Investigative Journalism Foundation
- Formation: January 4, 2023; 3 years ago
- Type: Non-profit
- Headquarters: Toronto
- Location: Canada;
- CEO and editor-in-chief: Zane Schwartz
- Staff: 12 (2023)
- Volunteers: 80
- Website: theijf.org

= Investigative Journalism Foundation =

Canadian organization

The Investigative Journalism Foundation (IJF) is a Canadian not-for-profit organization that creates publicly accessible databases about philanthropic donations, political funding, and lobbying in Canada.

== Organization ==
The Investigative Journalism Foundation is a Canadian not-for-profit organization that was launched on January 4, 2023. The organization is supported by donations from the Balsillie Family Foundation, the Trottier Family Foundation, the McConnell Foundation, the Social Sciences and Humanities Research Council, the University of Toronto Scarborough, and John Campbell & Denise Fujiwara. The organization is based in Toronto.

It is led by CEO and editor-in-chief Zane Schwartz. The board of directors includes Brent Jolly, (the President of the Canadian Association of Journalists), Karyn Pugliese (the Editor-in-Chief of Canada’s National Observer), Sadia Zaman (the CEO of the Inspirit Foundation), and John Ruffolo, (the founder of Maverix Private Equity). Reporters include Roberto Rocha and Kayla Zhu, contributing editors include Fatima Syed and Michael Pereira. There are twelve staff in total, eight of whom are full time.

== Databases and investigative reporting ==
The Investigative Journalism Foundation's team, which includes over eighty volunteers and academic partners, spent two years gathering and analyzing data from government websites and organizing them into eight publicly accessible databases on topics including political funding, philanthropic donations, and lobbying. The Investigative Journalism Foundation has raised roughly $800,000 Canadian dollars since 2021 from 10 donors.
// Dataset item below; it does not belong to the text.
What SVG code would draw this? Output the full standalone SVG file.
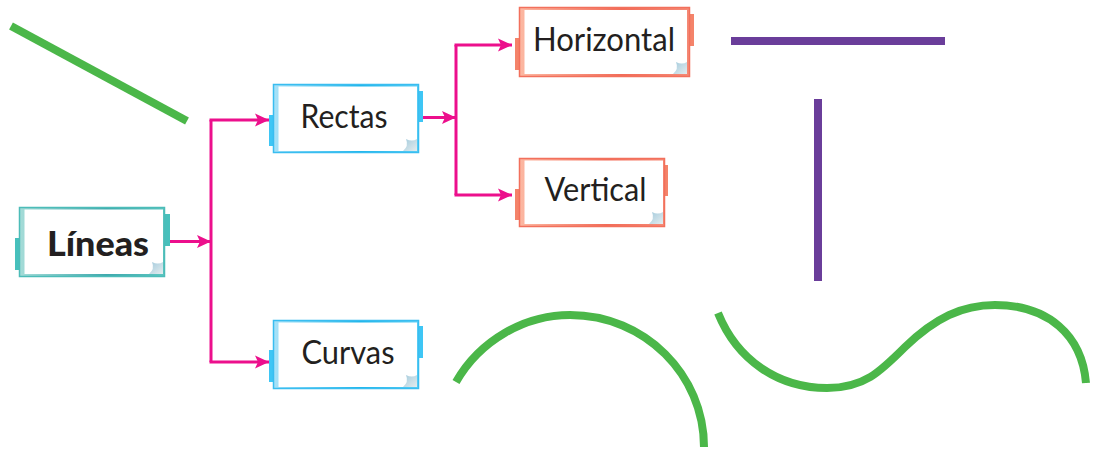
<svg xmlns="http://www.w3.org/2000/svg" width="1093" height="449" viewBox="0 0 1093 449">
<style>
.lbl{font-family:"Lato","Open Sans","Liberation Sans",sans-serif;font-size:33px;fill:#231f20;text-anchor:middle}
.bold{font-weight:900;font-size:35px}
.in{fill:#fff}
.teal{stroke:#4cbcb8;fill:url(#gt)}
.blue{stroke:#39bdf0;fill:url(#gb)}
.red{stroke:#f2705c;fill:url(#gr)}
.o{stroke-width:1.5}
.tt{fill:#47c0bc}.tb{fill:#3ec6f5}.tr{fill:#f4836a}
.curl{fill:url(#gc)}
.c{fill:none;stroke:#ec0f8c;stroke-width:3}
.g{fill:none;stroke:#4bb749;stroke-width:8}
.p{fill:none;stroke:#6a3d9a;stroke-width:8}
</style>
<defs>
<linearGradient id="gt" x1="0" x2="1" y1="0" y2="0"><stop offset="0" stop-color="#a5dcd8"/><stop offset=".6" stop-color="#3fa9ad"/><stop offset="1" stop-color="#5cc5c0"/></linearGradient>
<linearGradient id="gb" x1="0" x2="1" y1="0" y2="0"><stop offset="0" stop-color="#a8e2f8"/><stop offset=".6" stop-color="#1cb5ea"/><stop offset="1" stop-color="#5fcff5"/></linearGradient>
<linearGradient id="gr" x1="0" x2="1" y1="0" y2="0"><stop offset="0" stop-color="#fcb8a2"/><stop offset=".6" stop-color="#f26c58"/><stop offset="1" stop-color="#f58a76"/></linearGradient>
<linearGradient id="gc" x1="1" x2="0" y1="1" y2="0"><stop offset="0" stop-color="#e4ecee"/><stop offset="1" stop-color="#a3cbdd"/></linearGradient>
<marker id="a" markerUnits="userSpaceOnUse" markerWidth="15" markerHeight="15" refX="14" refY="7.500" orient="auto"><path d="M0 1 L14 7.500 L0 14 L3 7.500Z" fill="#ec0f8c"/></marker>
</defs>
<g id="connectors">
<path class="c" d="M170 241.500H211" marker-end="url(#a)"/>
<path class="c" d="M211 120V362"/>
<path class="c" d="M209.500 120H269" marker-end="url(#a)"/>
<path class="c" d="M209.500 362H269" marker-end="url(#a)"/>
<path class="c" d="M423 117.500H456" marker-end="url(#a)"/>
<path class="c" d="M456 45V195"/>
<path class="c" d="M454.500 45H512" marker-end="url(#a)"/>
<path class="c" d="M454.500 195H512" marker-end="url(#a)"/>
</g>
<g id="node-lineas">
<rect class="tt" x="15" y="238" width="5" height="32"/><rect class="tt" x="164" y="214" width="6" height="32"/>
<rect class="teal o" x="19.500" y="207.500" width="145" height="69"/>
<rect class="in" x="24.500" y="209.500" width="138.500" height="64.500"/>
<path class="curl" d="M163 262V274H149Q155 269 152 262Q158 265 163 262Z"/>
<text class="lbl bold" x="98" y="256" textLength="102" lengthAdjust="spacingAndGlyphs">Líneas</text>
</g>
<g id="node-rectas">
<rect class="tb" x="269" y="115" width="5" height="31"/><rect class="tb" x="418" y="91" width="5" height="31"/>
<rect class="blue o" x="273.500" y="84.500" width="145" height="68"/>
<rect class="in" x="278.500" y="86.500" width="138.500" height="64.500"/>
<path class="curl" d="M417 139V151H403Q409 146 406 139Q412 142 417 139Z"/>
<text class="lbl" x="344" y="128" textLength="87" lengthAdjust="spacingAndGlyphs">Rectas</text>
</g>
<g id="node-curvas">
<rect class="tb" x="269" y="350" width="5" height="32"/><rect class="tb" x="418" y="326" width="5" height="32"/>
<rect class="blue o" x="273.500" y="320.500" width="145" height="68"/>
<rect class="in" x="278.500" y="322.500" width="138.500" height="64.500"/>
<path class="curl" d="M417 375V387H403Q409 382 406 375Q412 378 417 375Z"/>
<text class="lbl" x="348" y="364" textLength="93" lengthAdjust="spacingAndGlyphs">Curvas</text>
</g>
<g id="node-horizontal">
<rect class="tr" x="515" y="38" width="5" height="32"/><rect class="tr" x="689" y="14" width="5" height="32"/>
<rect class="red o" x="519.500" y="7.500" width="170" height="69"/>
<rect class="in" x="524.500" y="10" width="162.500" height="64"/>
<path class="curl" d="M687 62V74H673Q679 69 676 62Q682 65 687 62Z"/>
<text class="lbl" x="604" y="51" textLength="142" lengthAdjust="spacingAndGlyphs">Horizontal</text>
</g>
<g id="node-vertical">
<rect class="tr" x="515" y="189" width="5" height="31"/><rect class="tr" x="663" y="165" width="5" height="31"/>
<rect class="red o" x="519.500" y="158.500" width="145" height="68"/>
<rect class="in" x="524.500" y="160.500" width="138.500" height="63.500"/>
<path class="curl" d="M663 212V224H649Q655 219 652 212Q658 215 663 212Z"/>
<text class="lbl" x="595.500" y="201" textLength="102" lengthAdjust="spacingAndGlyphs">Vertical</text>
</g>
<path class="g" d="M11 26L187 121"/>
<path class="p" d="M731 41H945"/>
<path class="p" d="M818 99V281"/>
<path class="g" d="M456 382C480 340 525 315 570 315C645 315 704 375 704 447"/>
<path class="g" d="M718 313C737 360 778 388 827 388C864 388 880 372 905 347C935 318 962 305 995 305C1048 305 1082 335 1086 383"/>
</svg>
In addition to creating and managing these databases, the Foundation uses them to develop investigative reporting in collaboration with news outlets including Canada's National Observer, Village Media, The Walrus and The Canadian Press. It published eight stories on the day of its launch, including a piece with The Walrus about the state of Canadian public housing and one investigating various lobbyists' presence at fundraisers for the Prime Minister.

== Critical reception ==
The Investigative Journalism Foundation was described as "Canada's ProPublica" by Sarah Scire, writing for the Neiman Lab.